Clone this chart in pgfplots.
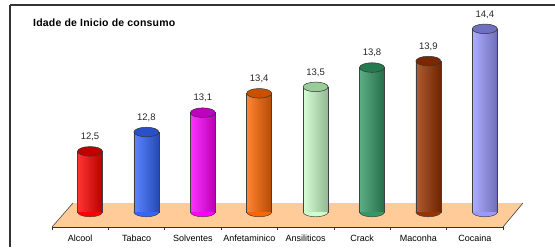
\documentclass[border=0pt]{standalone}
\usepackage{pgfplots}
\pgfplotsset{compat=1.18}
\usepackage{fontspec}
\setmainfont{Liberation Sans}
\definecolor{floorcol}{HTML}{FFCC99}
\definecolor{cA}{HTML}{FF0000}\definecolor{tA}{HTML}{C00000}
\definecolor{cB}{HTML}{3366FF}\definecolor{tB}{HTML}{2A50C8}
\definecolor{cC}{HTML}{FF00FF}\definecolor{tC}{HTML}{C000C0}
\definecolor{cD}{HTML}{FF6600}\definecolor{tD}{HTML}{C85000}
\definecolor{cE}{HTML}{CCFFCC}\definecolor{tE}{HTML}{99CC99}
\definecolor{cF}{HTML}{339966}\definecolor{tF}{HTML}{267A50}
\definecolor{cG}{HTML}{993300}\definecolor{tG}{HTML}{7A2800}
\definecolor{cH}{HTML}{9999FF}\definecolor{tH}{HTML}{7070C0}
\pgfdeclareplotmark{cyl}{%
  \pgfpathellipse{\pgfpointorigin}{\pgfqpoint{12.5pt}{0pt}}{\pgfqpoint{0pt}{4.8pt}}%
  \pgfusepathqfillstroke}
\pgfdeclareplotmark{cylb}{%
  \pgfpathmoveto{\pgfqpoint{-12.5pt}{0pt}}%
  \pgfpatharc{180}{360}{12.5pt and 4.8pt}%
  \pgfusepathqfillstroke}
\pgfplotsset{
  cylbot/.style={only marks, mark=cylb, mark options={fill=#1, draw=black!75, line width=0.5pt}},
  cylbody/.style n args={2}{ybar, bar width=25pt, bar shift=0pt, draw=black!75, line width=0.5pt,
     left color=#1!80!white, middle color=#1, right color=#1!72!black,
     mark=cyl, mark options={fill=#2, draw=black!80, line width=0.5pt},
     nodes near coords, nodes near coords align={above},
     every node near coord/.append style={font=\fontsize{9.5}{11}\selectfont, color=black!85, yshift=7pt}},
}
\begin{document}
\begin{tikzpicture}
\useasboundingbox (0,0) rectangle (555pt,247pt);
% frame + floor (pixel coordinates)
\begin{axis}[
  at={(10pt,0pt)}, anchor=south west, scale only axis,
  width=545pt, height=242pt,
  xmin=10, xmax=555, ymin=-247, ymax=-5,
  axis x line*=top, axis y line*=left,
  axis line style={-, black!80, line width=1.2pt},
  xtick=\empty, ytick=\empty, clip=false]
\addplot[fill=floorcol, draw=none] coordinates {(52,-227) (503,-227) (523,-203) (73,-203)} -- cycle;
\addplot[black!75, line width=0.6pt] coordinates {(52,-227) (73,-203)};
\addplot[black!75, line width=0.6pt] coordinates {(503,-227) (523,-203)};
\node[anchor=base west, font=\bfseries\fontsize{10.5}{12}\selectfont\addfontfeature{LetterSpace=2}, inner sep=0pt] at (axis cs:33,-27) {Idade de Inicio de consumo};
\end{axis}
% x axis at the front edge of the floor
\begin{axis}[
  at={(52pt,20pt)}, anchor=south west, scale only axis,
  width=451pt, height=10pt,
  xmin=-0.5, xmax=7.5, ymin=0, ymax=1,
  axis x line=bottom, axis y line=none,
  axis line style={-, black!80, line width=0.7pt},
  xtick={-0.5,0.5,...,7.5}, x tick label as interval,
  xticklabels={Alcool,Tabaco,Solventes,Anfetaminico,Ansiliticos,Crack,Maconha,Cocaina},
  xtick align=outside, major tick length=3pt,
  tick style={black!80, line width=0.6pt},
  xticklabel style={font=\fontsize{9}{10}\selectfont, yshift=-1pt}]
\end{axis}
% cylinders
\begin{axis}[
  at={(61.8pt,35pt)}, anchor=south west, scale only axis,
  width=451.2pt, height=210.9pt,
  xmin=-0.5, xmax=7.5, ymin=11.56, ymax=14.83,
  hide axis, clip=true,
  /pgf/number format/assume math mode=true,
  /pgf/number format/.cd, fixed, fixed zerofill, precision=1, use comma]
\addplot[cylbot=cA] coordinates {(0,11.56)};
\addplot[cylbody={cA}{tA}] coordinates {(0,12.5)};
\addplot[cylbot=cB] coordinates {(1,11.56)};
\addplot[cylbody={cB}{tB}] coordinates {(1,12.8)};
\addplot[cylbot=cC] coordinates {(2,11.56)};
\addplot[cylbody={cC}{tC}] coordinates {(2,13.1)};
\addplot[cylbot=cD] coordinates {(3,11.56)};
\addplot[cylbody={cD}{tD}] coordinates {(3,13.4)};
\addplot[cylbot=cE] coordinates {(4,11.56)};
\addplot[cylbody={cE}{tE}] coordinates {(4,13.5)};
\addplot[cylbot=cF] coordinates {(5,11.56)};
\addplot[cylbody={cF}{tF}] coordinates {(5,13.8)};
\addplot[cylbot=cG] coordinates {(6,11.56)};
\addplot[cylbody={cG}{tG}] coordinates {(6,13.9)};
\addplot[cylbot=cH] coordinates {(7,11.56)};
\addplot[cylbody={cH}{tH}] coordinates {(7,14.4)};
\end{axis}
\end{tikzpicture}
\end{document}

**Work instructions**
Write out the listing above exactly as it stands, pictures excluded.

**Correct output**
Clone this chart in pgfplots.
\documentclass[border=0pt]{standalone}
\usepackage{pgfplots}
\pgfplotsset{compat=1.18}
\usepackage{fontspec}
\setmainfont{Liberation Sans}
\definecolor{floorcol}{HTML}{FFCC99}
\definecolor{cA}{HTML}{FF0000}\definecolor{tA}{HTML}{C00000}
\definecolor{cB}{HTML}{3366FF}\definecolor{tB}{HTML}{2A50C8}
\definecolor{cC}{HTML}{FF00FF}\definecolor{tC}{HTML}{C000C0}
\definecolor{cD}{HTML}{FF6600}\definecolor{tD}{HTML}{C85000}
\definecolor{cE}{HTML}{CCFFCC}\definecolor{tE}{HTML}{99CC99}
\definecolor{cF}{HTML}{339966}\definecolor{tF}{HTML}{267A50}
\definecolor{cG}{HTML}{993300}\definecolor{tG}{HTML}{7A2800}
\definecolor{cH}{HTML}{9999FF}\definecolor{tH}{HTML}{7070C0}
\pgfdeclareplotmark{cyl}{%
  \pgfpathellipse{\pgfpointorigin}{\pgfqpoint{12.5pt}{0pt}}{\pgfqpoint{0pt}{4.8pt}}%
  \pgfusepathqfillstroke}
\pgfdeclareplotmark{cylb}{%
  \pgfpathmoveto{\pgfqpoint{-12.5pt}{0pt}}%
  \pgfpatharc{180}{360}{12.5pt and 4.8pt}%
  \pgfusepathqfillstroke}
\pgfplotsset{
  cylbot/.style={only marks, mark=cylb, mark options={fill=#1, draw=black!75, line width=0.5pt}},
  cylbody/.style n args={2}{ybar, bar width=25pt, bar shift=0pt, draw=black!75, line width=0.5pt,
     left color=#1!80!white, middle color=#1, right color=#1!72!black,
     mark=cyl, mark options={fill=#2, draw=black!80, line width=0.5pt},
     nodes near coords, nodes near coords align={above},
     every node near coord/.append style={font=\fontsize{9.5}{11}\selectfont, color=black!85, yshift=7pt}},
}
\begin{document}
\begin{tikzpicture}
\useasboundingbox (0,0) rectangle (555pt,247pt);
% frame + floor (pixel coordinates)
\begin{axis}[
  at={(10pt,0pt)}, anchor=south west, scale only axis,
  width=545pt, height=242pt,
  xmin=10, xmax=555, ymin=-247, ymax=-5,
  axis x line*=top, axis y line*=left,
  axis line style={-, black!80, line width=1.2pt},
  xtick=\empty, ytick=\empty, clip=false]
\addplot[fill=floorcol, draw=none] coordinates {(52,-227) (503,-227) (523,-203) (73,-203)} -- cycle;
\addplot[black!75, line width=0.6pt] coordinates {(52,-227) (73,-203)};
\addplot[black!75, line width=0.6pt] coordinates {(503,-227) (523,-203)};
\node[anchor=base west, font=\bfseries\fontsize{10.5}{12}\selectfont\addfontfeature{LetterSpace=2}, inner sep=0pt] at (axis cs:33,-27) {Idade de Inicio de consumo};
\end{axis}
% x axis at the front edge of the floor
\begin{axis}[
  at={(52pt,20pt)}, anchor=south west, scale only axis,
  width=451pt, height=10pt,
  xmin=-0.5, xmax=7.5, ymin=0, ymax=1,
  axis x line=bottom, axis y line=none,
  axis line style={-, black!80, line width=0.7pt},
  xtick={-0.5,0.5,...,7.5}, x tick label as interval,
  xticklabels={Alcool,Tabaco,Solventes,Anfetaminico,Ansiliticos,Crack,Maconha,Cocaina},
  xtick align=outside, major tick length=3pt,
  tick style={black!80, line width=0.6pt},
  xticklabel style={font=\fontsize{9}{10}\selectfont, yshift=-1pt}]
\end{axis}
% cylinders
\begin{axis}[
  at={(61.8pt,35pt)}, anchor=south west, scale only axis,
  width=451.2pt, height=210.9pt,
  xmin=-0.5, xmax=7.5, ymin=11.56, ymax=14.83,
  hide axis, clip=true,
  /pgf/number format/assume math mode=true,
  /pgf/number format/.cd, fixed, fixed zerofill, precision=1, use comma]
\addplot[cylbot=cA] coordinates {(0,11.56)};
\addplot[cylbody={cA}{tA}] coordinates {(0,12.5)};
\addplot[cylbot=cB] coordinates {(1,11.56)};
\addplot[cylbody={cB}{tB}] coordinates {(1,12.8)};
\addplot[cylbot=cC] coordinates {(2,11.56)};
\addplot[cylbody={cC}{tC}] coordinates {(2,13.1)};
\addplot[cylbot=cD] coordinates {(3,11.56)};
\addplot[cylbody={cD}{tD}] coordinates {(3,13.4)};
\addplot[cylbot=cE] coordinates {(4,11.56)};
\addplot[cylbody={cE}{tE}] coordinates {(4,13.5)};
\addplot[cylbot=cF] coordinates {(5,11.56)};
\addplot[cylbody={cF}{tF}] coordinates {(5,13.8)};
\addplot[cylbot=cG] coordinates {(6,11.56)};
\addplot[cylbody={cG}{tG}] coordinates {(6,13.9)};
\addplot[cylbot=cH] coordinates {(7,11.56)};
\addplot[cylbody={cH}{tH}] coordinates {(7,14.4)};
\end{axis}
\end{tikzpicture}
\end{document}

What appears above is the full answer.